## THE TASK
Pictures excluded, return the lines below from the first through the line holding "Serif', 'Times New".

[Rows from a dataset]

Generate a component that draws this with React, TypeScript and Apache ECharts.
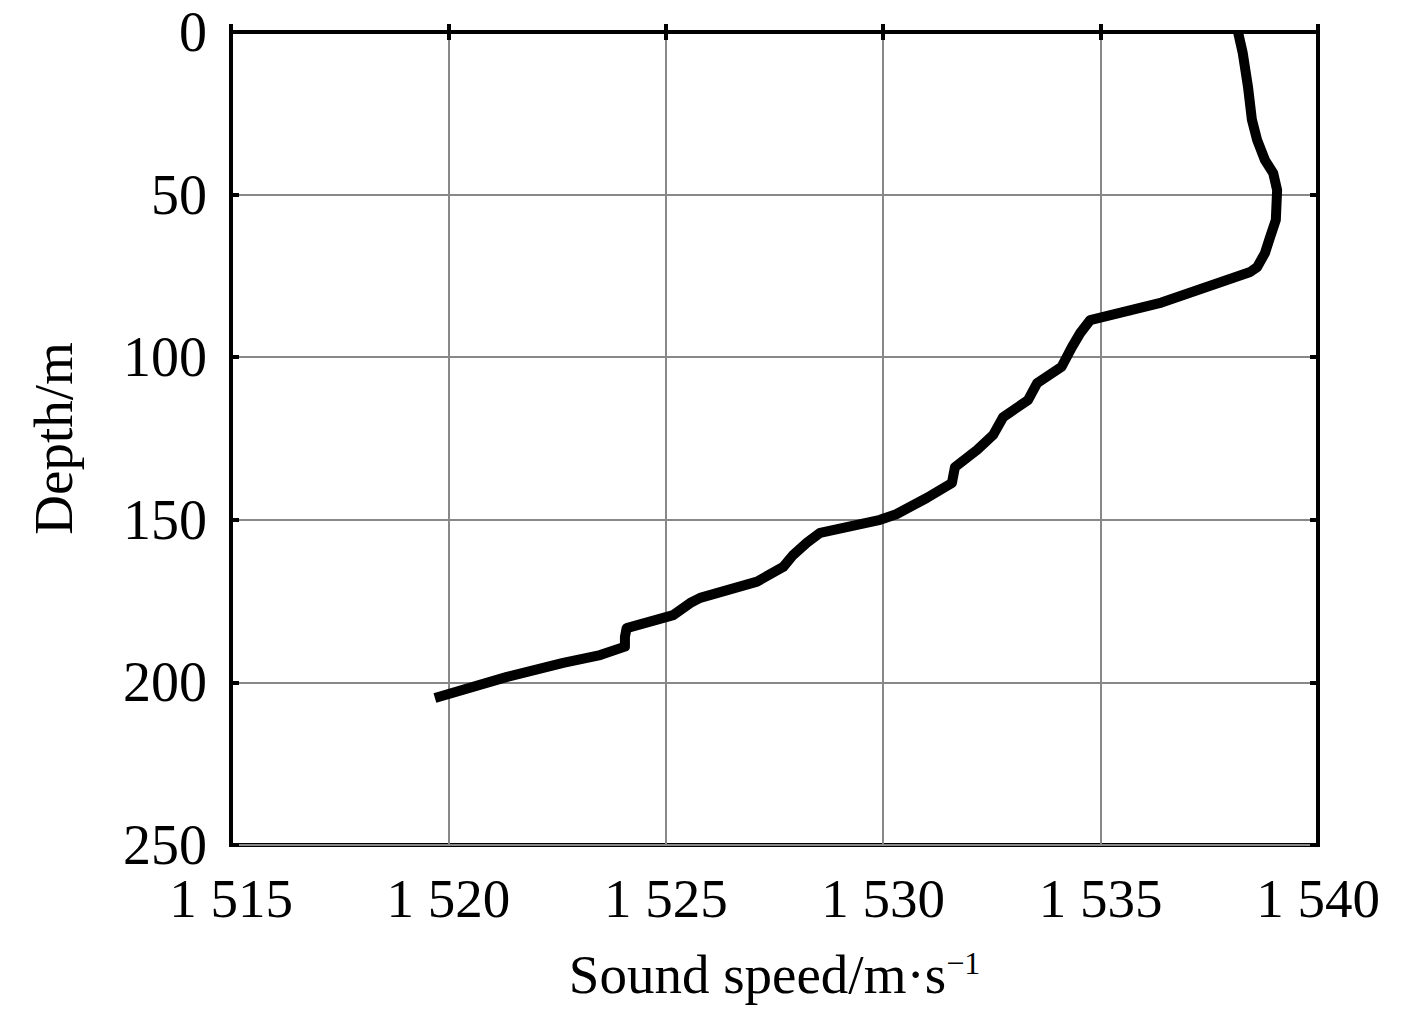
import React, { useEffect, useRef } from "react";
import * as echarts from "echarts";

const depthTicks = [0, 50, 100, 150, 200, 250];
const speedTicks = [1515, 1520, 1525, 1530, 1535, 1540];

const soundSpeed = [
  1538.16, 1538.27, 1538.39, 1538.48, 1538.6, 1538.78, 1538.97, 1539.06, 1539.03,
  1538.9, 1538.78, 1538.6, 1538.44, 1536.4, 1534.76, 1534.53, 1534.34, 1534.1,
  1533.54, 1533.33, 1532.76, 1532.53, 1532.16, 1531.65, 1531.58, 1531.0, 1530.3,
  1529.93, 1528.55, 1528.25, 1527.93, 1527.7, 1527.1, 1525.79, 1525.56, 1525.17,
  1524.1, 1524.06, 1524.06, 1523.49, 1522.64, 1521.35, 1519.69,
];
const depth = [
  0, 6.5, 16.9, 27, 33.2, 39.4, 43.4, 48.6, 57.8,
  63, 68, 72.3, 73.8, 83.2, 88.6, 92.6, 96.9, 103,
  108, 113.2, 118.4, 123.9, 128.5, 133.8, 138.7, 143.3, 148.3,
  150, 154, 157, 160.8, 164.5, 169, 174, 175.6, 179.3,
  183.3, 186, 189, 191.6, 194, 198.3, 204.8,
];

const FONT = "'Liberation Serif', 'Times New Roman', serif";

export default function App() {
  const ref = useRef<HTMLDivElement>(null);
  useEffect(() => {
    if (!ref.current) return;
    const chart = echarts.init(ref.current, undefined, { renderer: "svg" });
    const fmtSpeed = (v: number) => {
      const s = String(v);
      return s.length === 4 ? s[0] + " " + s.slice(1) : s;
    };
    const data = soundSpeed.map((s, i) => [s, depth[i]]);
    const tickStyle = { show: true, inside: true, length: 8, lineStyle: { color: "#000", width: 4 } };
    chart.setOption({
      animation: false,
      backgroundColor: "#fff",
      grid: {
        left: 231,
        right: 99,
        top: 32,
        bottom: 164,
        show: true,
        borderColor: "#000",
        borderWidth: 4,
        backgroundColor: "transparent",
      },
      xAxis: [
        {
          type: "value",
          min: speedTicks[0],
          max: speedTicks[speedTicks.length - 1],
          interval: 5,
          position: "bottom",
          axisLine: { show: true, lineStyle: { color: "#000", width: 4 } },
          axisTick: tickStyle,
          splitLine: { show: true, lineStyle: { color: "#888", width: 2 } },
          axisLabel: {
            fontFamily: FONT,
            fontSize: 55,
            color: "#000",
            margin: 26,
            formatter: fmtSpeed,
          },
          name: "Sound speed/m·s{sup|−1}",
          nameLocation: "middle",
          nameGap: 102,
          nameTextStyle: {
            fontFamily: FONT,
            fontSize: 55,
            color: "#000",
            rich: {
              sup: { fontFamily: FONT, fontSize: 32, color: "#000", verticalAlign: "top", lineHeight: 55, padding: [0, 0, 22, 0] },
            },
          },
        },
        {
          type: "value",
          min: speedTicks[0],
          max: speedTicks[speedTicks.length - 1],
          interval: 5,
          position: "top",
          axisLine: { show: true, lineStyle: { color: "#000", width: 4 } },
          axisTick: tickStyle,
          splitLine: { show: false },
          axisLabel: { show: false },
        },
      ],
      yAxis: [
        {
          type: "value",
          inverse: true,
          min: depthTicks[0],
          max: depthTicks[depthTicks.length - 1],
          interval: 50,
          position: "left",
          axisLine: { show: true, lineStyle: { color: "#000", width: 4 } },
          axisTick: tickStyle,
          splitLine: { show: true, lineStyle: { color: "#888", width: 2 } },
          axisLabel: {
            fontFamily: FONT,
            fontSize: 56,
            color: "#000",
            margin: 24,
          },
          name: "Depth/m",
          nameLocation: "middle",
          nameGap: 150,
          nameTextStyle: { fontFamily: FONT, fontSize: 55, color: "#000" },
        },
        {
          type: "value",
          inverse: true,
          min: depthTicks[0],
          max: depthTicks[depthTicks.length - 1],
          interval: 50,
          position: "right",
          axisLine: { show: true, lineStyle: { color: "#000", width: 4 } },
          axisTick: tickStyle,
          splitLine: { show: false },
          axisLabel: { show: false },
        },
      ],
      series: [
        {
          type: "line",
          data,
          xAxisIndex: 0,
          yAxisIndex: 0,
          showSymbol: false,
          symbol: "none",
          smooth: false,
          lineStyle: { color: "#000", width: 10, join: "round", cap: "butt" },
        },
      ],
    });
    return () => chart.dispose();
  }, []);
  return (
    <div
      ref={ref}
      style={{ position: "absolute", left: 0, top: 0, width: 1417, height: 1009 }}
    />
  );
}
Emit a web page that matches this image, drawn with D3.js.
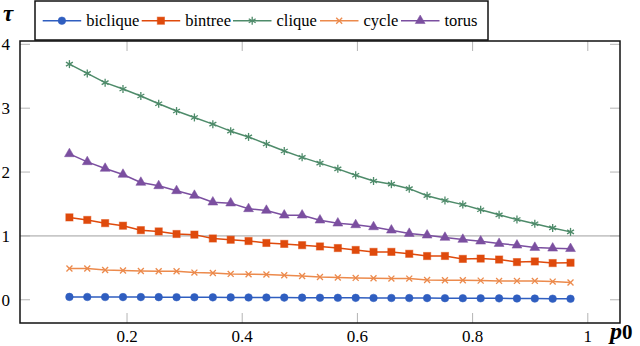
<!DOCTYPE html>
<html>
<head>
<meta charset="utf-8">
<script src="https://cdn.jsdelivr.net/npm/d3@7"></script>
<style>
  body { margin: 0; background: #fff; }
  svg { display: block; }
  svg text { font-family: "Liberation Serif", "Times New Roman", "DejaVu Serif", serif; }
</style>
</head>
<body>
<svg width="640" height="346"></svg>
<script>
// p0 values (x)
const p0 = [0.1, 0.131, 0.162, 0.193, 0.224, 0.255, 0.286, 0.317, 0.349, 0.380,
  0.411, 0.442, 0.473, 0.504, 0.535, 0.566, 0.597, 0.628, 0.659, 0.690,
  0.721, 0.752, 0.783, 0.814, 0.846, 0.877, 0.908, 0.939, 0.97]

const biclique = [0.045, 0.044, 0.043, 0.042, 0.042, 0.041, 0.040, 0.039, 0.038, 0.037,
  0.036, 0.035, 0.034, 0.033, 0.032, 0.031, 0.030, 0.029, 0.028, 0.027,
  0.026, 0.025, 0.024, 0.023, 0.022, 0.020, 0.019, 0.017, 0.016]
const bintree = [1.29, 1.25, 1.20, 1.16, 1.09, 1.07, 1.03, 1.02, 0.96, 0.94,
  0.92, 0.89, 0.875, 0.855, 0.835, 0.81, 0.78, 0.75, 0.75, 0.72,
  0.685, 0.686, 0.64, 0.645, 0.63, 0.59, 0.60, 0.575, 0.58]
const clique = [3.69, 3.545, 3.40, 3.30, 3.19, 3.07, 2.955, 2.855, 2.75, 2.64,
  2.55, 2.44, 2.33, 2.23, 2.14, 2.05, 1.95, 1.86, 1.81, 1.74,
  1.63, 1.555, 1.49, 1.41, 1.33, 1.257, 1.19, 1.125, 1.063]
const cycle = [0.489, 0.489, 0.467, 0.458, 0.451, 0.447, 0.447, 0.426, 0.42, 0.405,
  0.40, 0.395, 0.384, 0.373, 0.357, 0.348, 0.342, 0.337, 0.332, 0.332,
  0.31, 0.306, 0.306, 0.30, 0.295, 0.295, 0.295, 0.285, 0.27]
const torus = [2.285, 2.16, 2.056, 1.962, 1.837, 1.784, 1.706, 1.633, 1.528, 1.513,
  1.424, 1.398, 1.324, 1.324, 1.246, 1.199, 1.173, 1.141, 1.089, 1.037,
  1.011, 0.975, 0.944, 0.917, 0.88, 0.854, 0.818, 0.807, 0.80]

const xTicks = [0.2, 0.4, 0.6, 0.8, 1]
const yTicks = [0, 1, 2, 3, 4]
const refLine = 1

const series = [
  { name: 'biclique', values: biclique, color: '#2f5ec0', marker: 'circle' },
  { name: 'bintree', values: bintree, color: '#df4a0c', marker: 'square' },
  { name: 'clique', values: clique, color: '#4e8b6a', marker: 'asterisk' },
  { name: 'cycle', values: cycle, color: '#ec8a4c', marker: 'cross' },
  { name: 'torus', values: torus, color: '#7b4fa0', marker: 'triangle' }
]

const margin = { left: 20, right: 20, top: 41, bottom: 23 }
const width = 640
const height = 346

const svg = d3.select('svg')

// pgfplots-like enlarged limits
const x = d3.scaleLinear().domain([0.0142, 1.0559]).range([margin.left, width - margin.right])
const y = d3.scaleLinear().domain([-0.3636, 4.052]).range([height - margin.bottom, margin.top])

const plot = svg.append('g')

// reference line at tau = 1
plot.append('line')
  .attr('x1', x.range()[0]).attr('x2', x.range()[1])
  .attr('y1', y(refLine)).attr('y2', y(refLine))
  .attr('stroke', '#c8c8c8')
  .attr('stroke-width', 1.6)

// inner ticks on all four sides
const tickLen = 10
const tickColor = '#b4b4b4'
xTicks.forEach(function (t) {
  plot.append('line')
    .attr('x1', x(t)).attr('x2', x(t))
    .attr('y1', y.range()[0]).attr('y2', y.range()[0] - tickLen)
    .attr('stroke', tickColor)
  plot.append('line')
    .attr('x1', x(t)).attr('x2', x(t))
    .attr('y1', y.range()[1]).attr('y2', y.range()[1] + tickLen)
    .attr('stroke', tickColor)
  svg.append('text')
    .attr('x', x(t)).attr('y', 342)
    .attr('text-anchor', 'middle')
    .attr('font-size', 17)
    .text(t)
})
yTicks.forEach(function (t) {
  plot.append('line')
    .attr('x1', x.range()[0]).attr('x2', x.range()[0] + tickLen)
    .attr('y1', y(t)).attr('y2', y(t))
    .attr('stroke', tickColor)
  plot.append('line')
    .attr('x1', x.range()[1]).attr('x2', x.range()[1] - tickLen)
    .attr('y1', y(t)).attr('y2', y(t))
    .attr('stroke', tickColor)
  svg.append('text')
    .attr('x', 10).attr('y', y(t))
    .attr('dy', '0.34em')
    .attr('text-anchor', 'end')
    .attr('font-size', 17)
    .text(t)
})

function drawMarker (g, type, color, cx, cy) {
  const m = g.append('g').attr('transform', 'translate(' + cx + ',' + cy + ')')
  switch (type) {
    case 'circle':
      m.append('circle').attr('r', 3.8).attr('fill', color)
        .attr('stroke', color).attr('stroke-opacity', 0.5)
      break
    case 'square':
      m.append('rect').attr('x', -3.6).attr('y', -3.6).attr('width', 7.2).attr('height', 7.2)
        .attr('fill', color).attr('stroke', color).attr('stroke-opacity', 0.5)
      break
    case 'triangle':
      m.append('path').attr('d', d3.symbol(d3.symbolTriangle, 42)())
        .attr('fill', color).attr('stroke', color).attr('stroke-opacity', 0.5)
      break
    case 'asterisk':
      [0, 60, 120].forEach(function (a) {
        m.append('line').attr('x1', 0).attr('x2', 0).attr('y1', -4).attr('y2', 4)
          .attr('transform', 'rotate(' + a + ')')
          .attr('stroke', color).attr('stroke-width', 1.3)
      })
      break
    case 'cross':
      [45, 135].forEach(function (a) {
        m.append('line').attr('x1', 0).attr('x2', 0).attr('y1', -4.2).attr('y2', 4.2)
          .attr('transform', 'rotate(' + a + ')')
          .attr('stroke', color).attr('stroke-width', 1.3)
      })
      break
  }
}

const line = d3.line()
  .x(function (d) { return x(d[0]) })
  .y(function (d) { return y(d[1]) })

series.forEach(function (s) {
  const pts = p0.map(function (v, i) { return [v, s.values[i]] })
  const g = plot.append('g')
  g.append('path')
    .attr('d', line(pts))
    .attr('fill', 'none')
    .attr('stroke', s.color)
    .attr('stroke-width', 1.5)
    .attr('stroke-linejoin', 'round')
  pts.forEach(function (p) {
    drawMarker(g, s.marker, s.color, x(p[0]), y(p[1]))
  })
})

// axis frame
svg.append('rect')
  .attr('x', x.range()[0]).attr('y', y.range()[1])
  .attr('width', x.range()[1] - x.range()[0])
  .attr('height', y.range()[0] - y.range()[1])
  .attr('fill', 'none')
  .attr('stroke', '#111')
  .attr('stroke-width', 1.5)

// axis labels
svg.append('text')
  .attr('x', 3).attr('y', 21)
  .attr('font-size', 23)
  .attr('font-weight', 'bold')
  .attr('font-style', 'italic')
  .text('τ')

const xl = svg.append('text')
  .attr('x', 610).attr('y', 339)
  .attr('font-size', 24)
  .attr('font-weight', 'bold')
xl.append('tspan').attr('font-style', 'italic').text('p')
xl.append('tspan').attr('font-size', 21).text('0')

// legend
const legend = svg.append('g')
legend.append('rect')
  .attr('x', 35).attr('y', 1)
  .attr('width', 453).attr('height', 39)
  .attr('fill', '#fff')
  .attr('stroke', '#111')
  .attr('stroke-width', 1.5)

const legendX = [42.7, 141.7, 233, 320, 401]
const legendY = 20.7
series.forEach(function (s, i) {
  const lx = legendX[i]
  legend.append('line')
    .attr('x1', lx).attr('x2', lx + 38.5)
    .attr('y1', legendY).attr('y2', legendY)
    .attr('stroke', s.color).attr('stroke-width', 1.5)
  drawMarker(legend, s.marker, s.color, lx + 19.2, legendY)
  legend.append('text')
    .attr('x', lx + 43.5).attr('y', legendY)
    .attr('dy', '0.32em')
    .attr('font-size', 16.5)
    .text(s.name)
})
</script>
</body>
</html>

## RESULT OF THIS EXERCISE
Generate a component that draws this with React, TypeScript and Apache ECharts.
import React, { useEffect, useRef } from "react";
import * as echarts from "echarts";

const depthTicks = [0, 50, 100, 150, 200, 250];
const speedTicks = [1515, 1520, 1525, 1530, 1535, 1540];

const soundSpeed = [
  1538.16, 1538.27, 1538.39, 1538.48, 1538.6, 1538.78, 1538.97, 1539.06, 1539.03,
  1538.9, 1538.78, 1538.6, 1538.44, 1536.4, 1534.76, 1534.53, 1534.34, 1534.1,
  1533.54, 1533.33, 1532.76, 1532.53, 1532.16, 1531.65, 1531.58, 1531.0, 1530.3,
  1529.93, 1528.55, 1528.25, 1527.93, 1527.7, 1527.1, 1525.79, 1525.56, 1525.17,
  1524.1, 1524.06, 1524.06, 1523.49, 1522.64, 1521.35, 1519.69,
];
const depth = [
  0, 6.5, 16.9, 27, 33.2, 39.4, 43.4, 48.6, 57.8,
  63, 68, 72.3, 73.8, 83.2, 88.6, 92.6, 96.9, 103,
  108, 113.2, 118.4, 123.9, 128.5, 133.8, 138.7, 143.3, 148.3,
  150, 154, 157, 160.8, 164.5, 169, 174, 175.6, 179.3,
  183.3, 186, 189, 191.6, 194, 198.3, 204.8,
];

const FONT = "'Liberation Serif', 'Times New Roman', serif";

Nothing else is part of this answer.